The stability of antibody and formation of immunocomplexes are essential to high-sensitivity capillary electrophoresis immunoassays (CEIA). However, little attention has been paid to enhancing or maintaining immunocomplex formation and antibody stability to improve the performance of CEIA. We report here the use of nonspecific proteins, such as bovine serum albumin (BSA) and rabbit immunoglobulin (rIgG), to enhance immunocomplex formation and to stabilize antibodies and immunocomplexes for immunoassays. Complexes between DNA adducts of benzo[a]pyrenediol epoxide (BPDE) and their antibodies were examined using capillary electrophoresis with laser-induced fluorescence detection (CE-HF). A tetramethylrhodamine (TMR)-labeled single-stranded oligonucleotide (16-mer) containing a single BPDE adduct was used as a fluorescent probe to study its immunocomplexes with a monoclonal antibody (8E11). To examine the formation of larger complexes, a TMR-labeled secondary antibody (anti-mouse), a primary antibody (mouse monoclonal antibody 5D11), and BPDE adducts in cellular DNA were used. We demonstrate that the use of nonspecific proteins stabilized the antibody and greatly enhanced the formation and stability of the immunocomplexes, resulting in substantial improvements in the detection limit (10-fold) and the reproducibility of the analysis. Another advantageous consequence of the stabilization was a 150-fold reduction of the concentration of the antibody needed for the immunoassay, resulting in reduced background and cost. We successfully applied this technique to the determination of DNA adducts of BPDE using a competitive immunoassay.
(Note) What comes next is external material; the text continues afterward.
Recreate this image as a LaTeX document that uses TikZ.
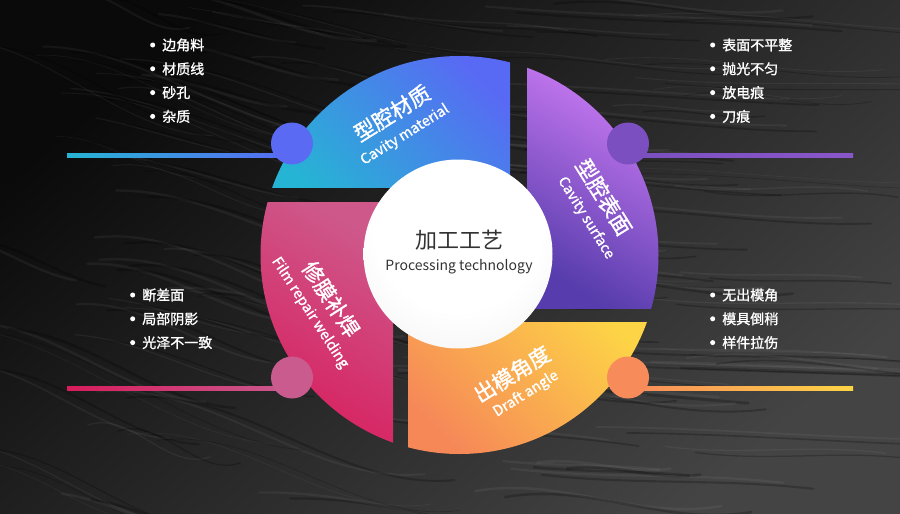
\documentclass[tikz,border=0pt]{standalone}
\usepackage{fontspec}
\setmainfont{Noto Sans CJK SC}
\newfontfamily\medfont[FakeBold=1.2]{Noto Sans CJK SC}
\usetikzlibrary{calc}

\pgfdeclareradialshading{hubshade}{\pgfpoint{0bp}{12bp}}{color(0bp)=(white); color(22bp)=(white); color(40bp)=(black!6); color(52bp)=(black!20)}

\tikzset{
	ball/.style={circle,minimum size=31.5pt,inner sep=0pt},
	listtext/.style={anchor=west,inner sep=0pt,text=white,font=\medfont\fontsize{10.5}{12}\selectfont},
	bigtext/.style={inner sep=0pt,text=white,font=\medfont\fontsize{16}{18}\selectfont},
	smalltext/.style={inner sep=0pt,text=white,font=\medfont\fontsize{10.8}{12}\selectfont},
	streak/.style={line width=#1,line cap=round},
}

\begin{document}
\begin{tikzpicture}[x=0.75pt,y=-0.75pt]
\definecolor{bgdark}{RGB}{10,10,10}
\definecolor{bglight}{RGB}{68,68,68}
\definecolor{cyanA}{RGB}{38,180,212}
\definecolor{blueB}{RGB}{88,106,244}
\definecolor{violetA}{RGB}{214,128,250}
\definecolor{violetB}{RGB}{86,60,172}
\definecolor{yellowA}{RGB}{253,212,70}
\definecolor{orangeB}{RGB}{246,136,88}
\definecolor{pinkA}{RGB}{206,88,138}
\definecolor{redB}{RGB}{216,28,92}
\definecolor{ballblue}{RGB}{91,106,242}
\definecolor{ballviolet}{RGB}{123,79,192}
\definecolor{ballpink}{RGB}{201,91,143}
\definecolor{ballorange}{RGB}{248,139,90}

	\useasboundingbox (0,0) rectangle (900,514);
	\shade[top color=bgdark,bottom color=bglight,shading angle=40] (0,0) rectangle (900,514);
	% grain of the stone
	\pgfmathsetseed{11}
	\foreach \k in {1,...,110}{
		\pgfmathsetmacro\ya{rnd*560-20}
		\pgfmathsetmacro\xa{rnd*760-60}
		\pgfmathsetmacro\len{120+rnd*260}
		\pgfmathsetmacro\bend{rnd*30-15}
		\pgfmathsetmacro\drop{\len*(0.03+0.3*(1-\xa/700)^2)}
		\pgfmathsetmacro\wd{0.4+rnd*1.8}
		\draw[streak=\wd pt,white,opacity=0.05] (\xa,\ya) .. controls (\xa+\len*0.35,\ya+\bend) and (\xa+\len*0.65,\ya+\drop-\bend) .. (\xa+\len,\ya+\drop);
		\draw[streak=\wd pt,black,opacity=0.22] (\xa+30,\ya+6) .. controls (\xa+30+\len*0.35,\ya+6+\bend) and (\xa+30+\len*0.65,\ya+6+\drop-\bend) .. (\xa+30+\len,\ya+6+\drop);
	}

	\coordinate (tlend) at (67,155);
	\coordinate (trend) at (853,155);
	\coordinate (blend) at (67,388);
	\coordinate (brend) at (853,388);
	\node[ball] (tlball) at (292,143.5) {};
	\node[ball] (trball) at (628,143.5) {};
	\node[ball] (blball) at (292,377.5) {};
	\node[ball] (brball) at (628,377.5) {};

	\shade[left color=cyanA,right color=blueB] ($(tlend)+(0,-2)$) rectangle ($(tlend -| tlball)+(0,2)$);
	\shade[left color=ballviolet,right color=ballviolet!85!violetA] ($(trend -| trball)+(0,-2)$) rectangle ($(trend)+(0,2)$);
	\shade[left color=redB,right color=ballpink] ($(blend)+(0,-2)$) rectangle ($(blend -| blball)+(0,2)$);
	\shade[left color=ballorange,right color=yellowA] ($(brend -| brball)+(0,-2)$) rectangle ($(brend)+(0,2)$);

	\begin{scope}
	\clip (459.5,255) circle (199);
	\shade[top color=blueB,bottom color=cyanA,shading angle=-45] (250,50) rectangle (510,187);
	\shade[top color=violetA,bottom color=violetB,shading angle=-30] (527,50) rectangle (670,308);
	\shade[top color=yellowA,bottom color=orangeB,shading angle=-45] (408,322) rectangle (670,460);
	\shade[top color=pinkA,bottom color=redB,shading angle=-30] (250,202) rectangle (393,460);
	\end{scope}

	\fill[ballblue] (tlball) circle (21);
	\fill[ballviolet] (trball) circle (21);
	\fill[ballpink] (blball) circle (21);
	\fill[ballorange] (brball) circle (21);

	\node[circle,minimum size=141.75pt,shading=hubshade] (hub) at (458,254) {};
	\node[inner sep=0pt,text=black!80,font=\fontsize{16.5}{20}\selectfont] (hubcn) at (459,240) {加工工艺};
	\node[inner sep=0pt,text=black!80,font=\fontsize{10.5}{12}\selectfont] (huben) at (459,267) {Processing technology};

	\node[bigtext,rotate=32] (tlcn) at (392,113) {型腔材质};
	\node[smalltext,rotate=32] (tlen) at (405,135) {Cavity material};
	\node[bigtext,rotate=-58] (trcn) at (604,197) {型腔表面};
	\node[smalltext,rotate=-58] (tren) at (586,218) {Cavity surface};
	\node[bigtext,rotate=32] (brcn) at (512,374) {出模角度};
	\node[smalltext,rotate=32] (bren) at (526,394) {Draft angle};
	\node[bigtext,rotate=-57] (blcn) at (331,299) {修膜补焊};
	\node[smalltext,rotate=-57] (blen) at (310,313) {Film repair welding};

	\foreach \txt [count=\i] in {边角料,材质线,砂孔,杂质}{
		\node[listtext] (tl\i) at (162,{45+23.8*(\i-1)}) {\txt};
		\fill[white] ([xshift=-7pt]tl\i.west) circle (2.5);
	}
	\foreach \txt [count=\i] in {表面不平整,抛光不匀,放电痕,刀痕}{
		\node[listtext] (tr\i) at (722,{45+23.8*(\i-1)}) {\txt};
		\fill[white] ([xshift=-7pt]tr\i.west) circle (2.5);
	}
	\foreach \txt [count=\i] in {断差面,局部阴影,光泽不一致}{
		\node[listtext] (bl\i) at (142,{295+23.8*(\i-1)}) {\txt};
		\fill[white] ([xshift=-7pt]bl\i.west) circle (2.5);
	}
	\foreach \txt [count=\i] in {无出模角,模具倒稍,样件拉伤}{
		\node[listtext] (br\i) at (722,{295+23.8*(\i-1)}) {\txt};
		\fill[white] ([xshift=-7pt]br\i.west) circle (2.5);
	}
\end{tikzpicture}
\end{document}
The results from both small complexes (between a primary antibody and an oligonucleotide) and larger complexes (among a secondary antibody, a primary antibody, and cellular DNA) indicate that the technique can be extended to other immunoassays. We suggest that nonspecific proteins may assist the formation and stabilization of antibody-antigen complexes by maintaining the correct conformation of the antibody and antigen for optimum binding.